# REQUIREMENTS
Could you write out the opening lines of the data, word for word, stopping after the line that contains "const xTicks = [800, 1600, 2400, 3200, 4000, 4800];"?

····················

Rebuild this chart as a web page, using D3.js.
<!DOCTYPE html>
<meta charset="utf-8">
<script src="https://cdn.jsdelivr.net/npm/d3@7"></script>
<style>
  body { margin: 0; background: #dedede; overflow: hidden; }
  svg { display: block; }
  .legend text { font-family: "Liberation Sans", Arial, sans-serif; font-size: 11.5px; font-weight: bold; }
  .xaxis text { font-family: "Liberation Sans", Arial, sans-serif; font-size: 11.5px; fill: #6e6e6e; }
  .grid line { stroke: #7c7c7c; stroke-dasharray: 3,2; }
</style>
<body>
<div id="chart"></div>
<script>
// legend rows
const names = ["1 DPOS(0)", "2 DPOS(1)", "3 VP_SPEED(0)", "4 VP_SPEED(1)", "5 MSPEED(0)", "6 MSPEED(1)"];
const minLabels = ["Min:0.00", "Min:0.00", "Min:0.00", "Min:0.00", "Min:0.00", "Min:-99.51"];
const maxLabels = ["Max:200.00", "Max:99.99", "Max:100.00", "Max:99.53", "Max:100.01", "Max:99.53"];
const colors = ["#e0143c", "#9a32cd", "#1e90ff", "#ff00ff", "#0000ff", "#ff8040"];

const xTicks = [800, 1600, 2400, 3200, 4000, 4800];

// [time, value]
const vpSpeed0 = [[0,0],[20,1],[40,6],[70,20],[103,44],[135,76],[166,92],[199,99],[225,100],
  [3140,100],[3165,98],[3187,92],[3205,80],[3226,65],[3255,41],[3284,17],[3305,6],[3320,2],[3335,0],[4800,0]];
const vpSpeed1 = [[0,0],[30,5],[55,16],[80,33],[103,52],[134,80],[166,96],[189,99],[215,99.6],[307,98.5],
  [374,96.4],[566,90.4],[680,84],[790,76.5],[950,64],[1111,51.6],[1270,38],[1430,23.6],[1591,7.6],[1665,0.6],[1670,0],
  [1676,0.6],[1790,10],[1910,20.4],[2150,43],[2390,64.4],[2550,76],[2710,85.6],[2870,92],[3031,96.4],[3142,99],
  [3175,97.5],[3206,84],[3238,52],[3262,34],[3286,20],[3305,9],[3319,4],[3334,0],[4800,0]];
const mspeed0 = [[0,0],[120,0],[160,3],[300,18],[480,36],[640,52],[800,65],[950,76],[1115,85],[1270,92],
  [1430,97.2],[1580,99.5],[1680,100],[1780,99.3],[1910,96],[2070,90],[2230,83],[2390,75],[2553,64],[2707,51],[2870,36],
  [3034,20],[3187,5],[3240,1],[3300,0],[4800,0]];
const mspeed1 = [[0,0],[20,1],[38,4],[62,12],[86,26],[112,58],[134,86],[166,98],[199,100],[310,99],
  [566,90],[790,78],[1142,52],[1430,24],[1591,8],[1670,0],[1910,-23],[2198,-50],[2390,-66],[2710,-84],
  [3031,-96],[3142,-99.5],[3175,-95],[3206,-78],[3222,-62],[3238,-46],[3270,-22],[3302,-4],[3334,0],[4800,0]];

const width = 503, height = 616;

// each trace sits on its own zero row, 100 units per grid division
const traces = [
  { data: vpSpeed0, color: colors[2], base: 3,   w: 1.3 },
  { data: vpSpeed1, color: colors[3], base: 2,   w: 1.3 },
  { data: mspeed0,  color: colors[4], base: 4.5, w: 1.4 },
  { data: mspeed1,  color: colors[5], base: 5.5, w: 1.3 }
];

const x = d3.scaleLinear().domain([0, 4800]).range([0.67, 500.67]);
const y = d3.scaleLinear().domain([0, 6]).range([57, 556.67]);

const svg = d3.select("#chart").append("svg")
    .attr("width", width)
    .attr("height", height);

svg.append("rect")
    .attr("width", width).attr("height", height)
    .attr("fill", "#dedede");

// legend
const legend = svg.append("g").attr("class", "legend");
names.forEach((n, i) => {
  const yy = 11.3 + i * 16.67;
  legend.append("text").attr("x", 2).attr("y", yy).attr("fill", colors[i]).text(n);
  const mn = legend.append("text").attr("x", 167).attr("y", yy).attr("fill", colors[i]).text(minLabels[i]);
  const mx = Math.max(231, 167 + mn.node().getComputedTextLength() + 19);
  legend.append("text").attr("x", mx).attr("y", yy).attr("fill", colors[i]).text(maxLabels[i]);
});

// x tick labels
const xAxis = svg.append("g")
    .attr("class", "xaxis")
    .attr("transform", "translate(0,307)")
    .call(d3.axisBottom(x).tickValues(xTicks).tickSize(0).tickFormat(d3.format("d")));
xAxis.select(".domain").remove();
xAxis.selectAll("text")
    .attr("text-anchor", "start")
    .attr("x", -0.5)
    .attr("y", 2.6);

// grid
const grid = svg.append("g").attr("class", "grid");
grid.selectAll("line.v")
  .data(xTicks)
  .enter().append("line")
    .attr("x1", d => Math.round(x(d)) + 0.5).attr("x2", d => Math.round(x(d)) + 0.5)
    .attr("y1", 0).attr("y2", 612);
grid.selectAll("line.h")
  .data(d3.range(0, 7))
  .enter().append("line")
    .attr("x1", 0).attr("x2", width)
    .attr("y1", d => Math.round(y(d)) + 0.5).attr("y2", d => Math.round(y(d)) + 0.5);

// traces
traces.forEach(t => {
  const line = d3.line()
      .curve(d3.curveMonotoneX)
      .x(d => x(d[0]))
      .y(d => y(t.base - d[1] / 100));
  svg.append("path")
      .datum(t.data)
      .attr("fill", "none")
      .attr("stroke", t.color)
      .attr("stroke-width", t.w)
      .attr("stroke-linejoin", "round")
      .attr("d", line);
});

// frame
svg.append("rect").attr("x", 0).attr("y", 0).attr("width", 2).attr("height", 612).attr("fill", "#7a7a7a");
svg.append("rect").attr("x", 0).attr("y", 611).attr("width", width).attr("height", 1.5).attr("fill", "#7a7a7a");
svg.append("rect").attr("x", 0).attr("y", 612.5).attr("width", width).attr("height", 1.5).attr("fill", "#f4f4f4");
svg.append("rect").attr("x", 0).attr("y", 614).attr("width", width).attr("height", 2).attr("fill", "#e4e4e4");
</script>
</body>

····················

# COMPLETE RESPONSE
Rebuild this chart as a web page, using D3.js.
<!DOCTYPE html>
<meta charset="utf-8">
<script src="https://cdn.jsdelivr.net/npm/d3@7"></script>
<style>
  body { margin: 0; background: #dedede; overflow: hidden; }
  svg { display: block; }
  .legend text { font-family: "Liberation Sans", Arial, sans-serif; font-size: 11.5px; font-weight: bold; }
  .xaxis text { font-family: "Liberation Sans", Arial, sans-serif; font-size: 11.5px; fill: #6e6e6e; }
  .grid line { stroke: #7c7c7c; stroke-dasharray: 3,2; }
</style>
<body>
<div id="chart"></div>
<script>
// legend rows
const names = ["1 DPOS(0)", "2 DPOS(1)", "3 VP_SPEED(0)", "4 VP_SPEED(1)", "5 MSPEED(0)", "6 MSPEED(1)"];
const minLabels = ["Min:0.00", "Min:0.00", "Min:0.00", "Min:0.00", "Min:0.00", "Min:-99.51"];
const maxLabels = ["Max:200.00", "Max:99.99", "Max:100.00", "Max:99.53", "Max:100.01", "Max:99.53"];
const colors = ["#e0143c", "#9a32cd", "#1e90ff", "#ff00ff", "#0000ff", "#ff8040"];

const xTicks = [800, 1600, 2400, 3200, 4000, 4800];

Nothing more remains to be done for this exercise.